» **WHAT TO WORK ON**
All lines featuring the string "this" are to be listed.

» **RAW RECORDS**
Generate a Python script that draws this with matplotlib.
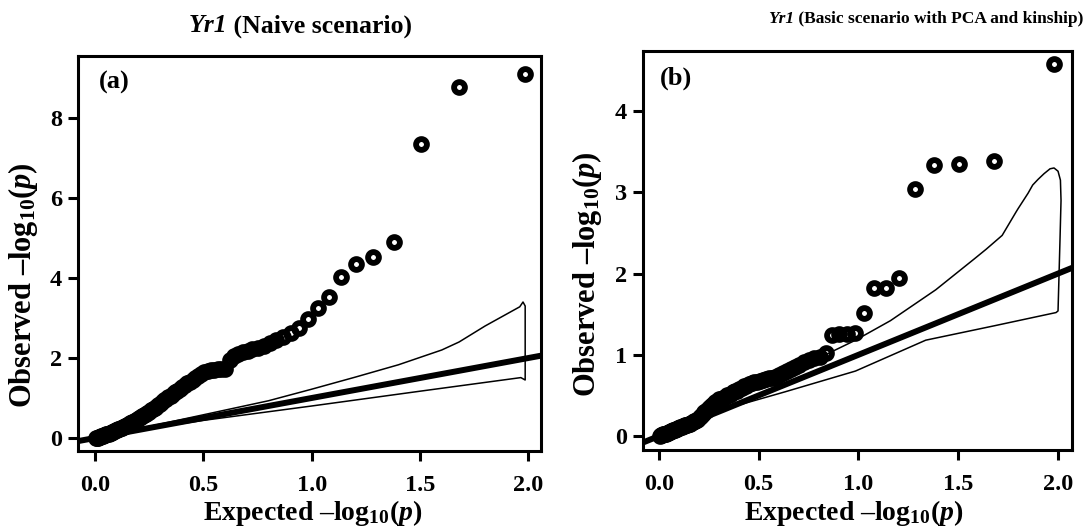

---

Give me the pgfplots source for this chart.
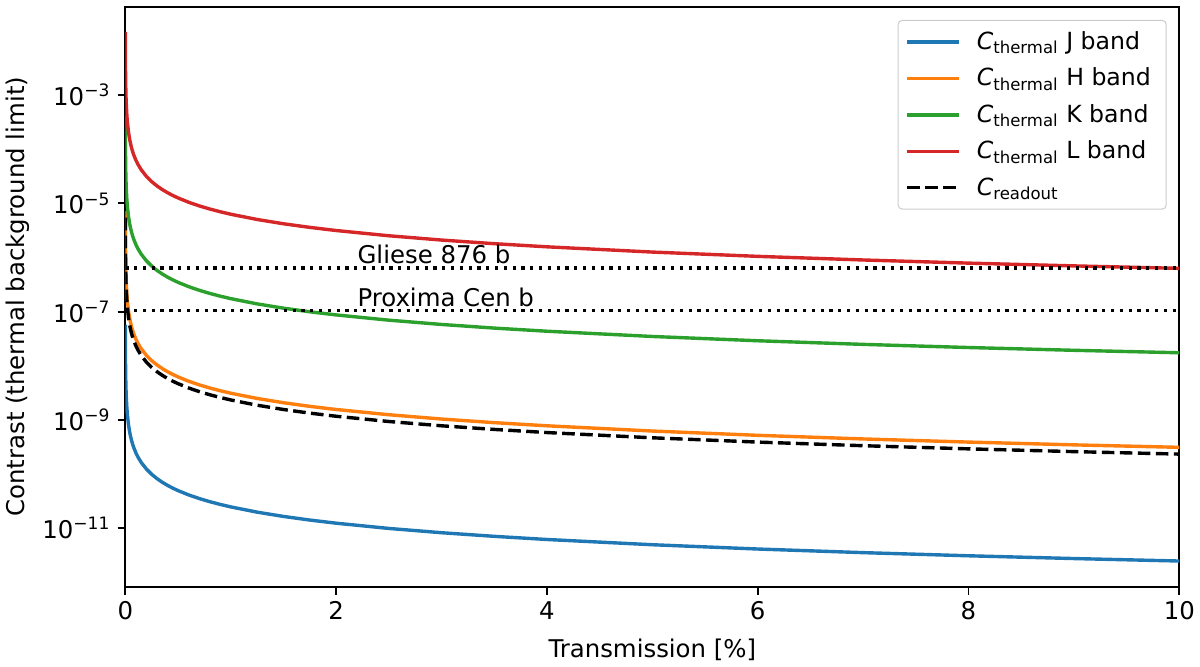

...

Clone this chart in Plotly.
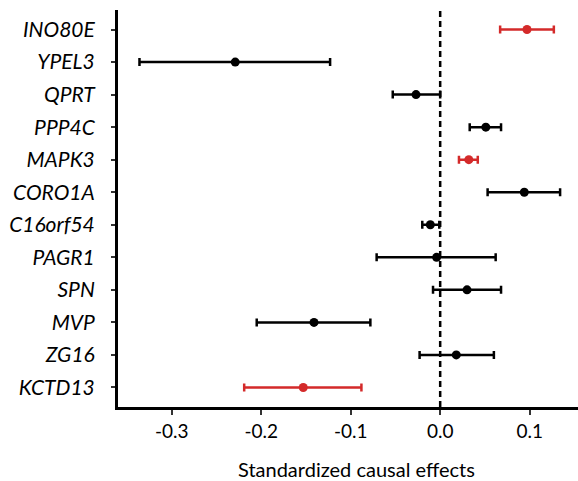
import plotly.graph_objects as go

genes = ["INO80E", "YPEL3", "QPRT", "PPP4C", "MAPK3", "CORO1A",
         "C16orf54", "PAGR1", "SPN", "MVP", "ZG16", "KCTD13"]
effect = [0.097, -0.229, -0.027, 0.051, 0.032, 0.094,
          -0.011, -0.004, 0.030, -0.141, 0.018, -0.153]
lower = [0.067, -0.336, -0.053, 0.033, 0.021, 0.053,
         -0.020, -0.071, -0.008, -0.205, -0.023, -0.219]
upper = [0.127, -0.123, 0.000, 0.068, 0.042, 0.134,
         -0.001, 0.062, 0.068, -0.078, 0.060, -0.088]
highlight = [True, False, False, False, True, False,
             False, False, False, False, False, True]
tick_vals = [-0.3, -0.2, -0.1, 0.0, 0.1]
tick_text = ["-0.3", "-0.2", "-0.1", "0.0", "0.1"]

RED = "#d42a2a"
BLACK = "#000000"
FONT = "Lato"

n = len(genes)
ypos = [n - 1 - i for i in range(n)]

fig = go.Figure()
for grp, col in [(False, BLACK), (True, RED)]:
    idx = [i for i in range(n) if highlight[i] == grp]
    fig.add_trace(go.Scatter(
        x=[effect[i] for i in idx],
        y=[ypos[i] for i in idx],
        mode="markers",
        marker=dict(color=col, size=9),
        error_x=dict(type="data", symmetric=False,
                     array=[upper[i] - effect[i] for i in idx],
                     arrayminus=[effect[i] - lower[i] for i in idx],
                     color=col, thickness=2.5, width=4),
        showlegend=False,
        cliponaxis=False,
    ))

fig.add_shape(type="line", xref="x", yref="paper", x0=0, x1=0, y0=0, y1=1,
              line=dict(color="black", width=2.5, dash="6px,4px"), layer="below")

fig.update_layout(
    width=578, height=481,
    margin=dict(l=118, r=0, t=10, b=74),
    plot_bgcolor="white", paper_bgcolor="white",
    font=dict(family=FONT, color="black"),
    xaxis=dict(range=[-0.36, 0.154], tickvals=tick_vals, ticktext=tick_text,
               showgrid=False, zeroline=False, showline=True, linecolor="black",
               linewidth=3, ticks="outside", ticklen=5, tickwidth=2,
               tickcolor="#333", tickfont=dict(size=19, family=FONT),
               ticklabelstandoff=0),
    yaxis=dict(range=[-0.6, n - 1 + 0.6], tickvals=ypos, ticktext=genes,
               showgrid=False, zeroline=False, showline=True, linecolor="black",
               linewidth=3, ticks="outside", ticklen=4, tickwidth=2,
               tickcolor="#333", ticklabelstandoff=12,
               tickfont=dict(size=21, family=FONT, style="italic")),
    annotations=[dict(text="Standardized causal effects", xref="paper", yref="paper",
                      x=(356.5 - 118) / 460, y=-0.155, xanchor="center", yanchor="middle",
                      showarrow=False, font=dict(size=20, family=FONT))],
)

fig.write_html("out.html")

» **COMPLETE RESPONSE**
Generate a Python script that draws this with matplotlib.
Give me the pgfplots source for this chart.
Clone this chart in Plotly.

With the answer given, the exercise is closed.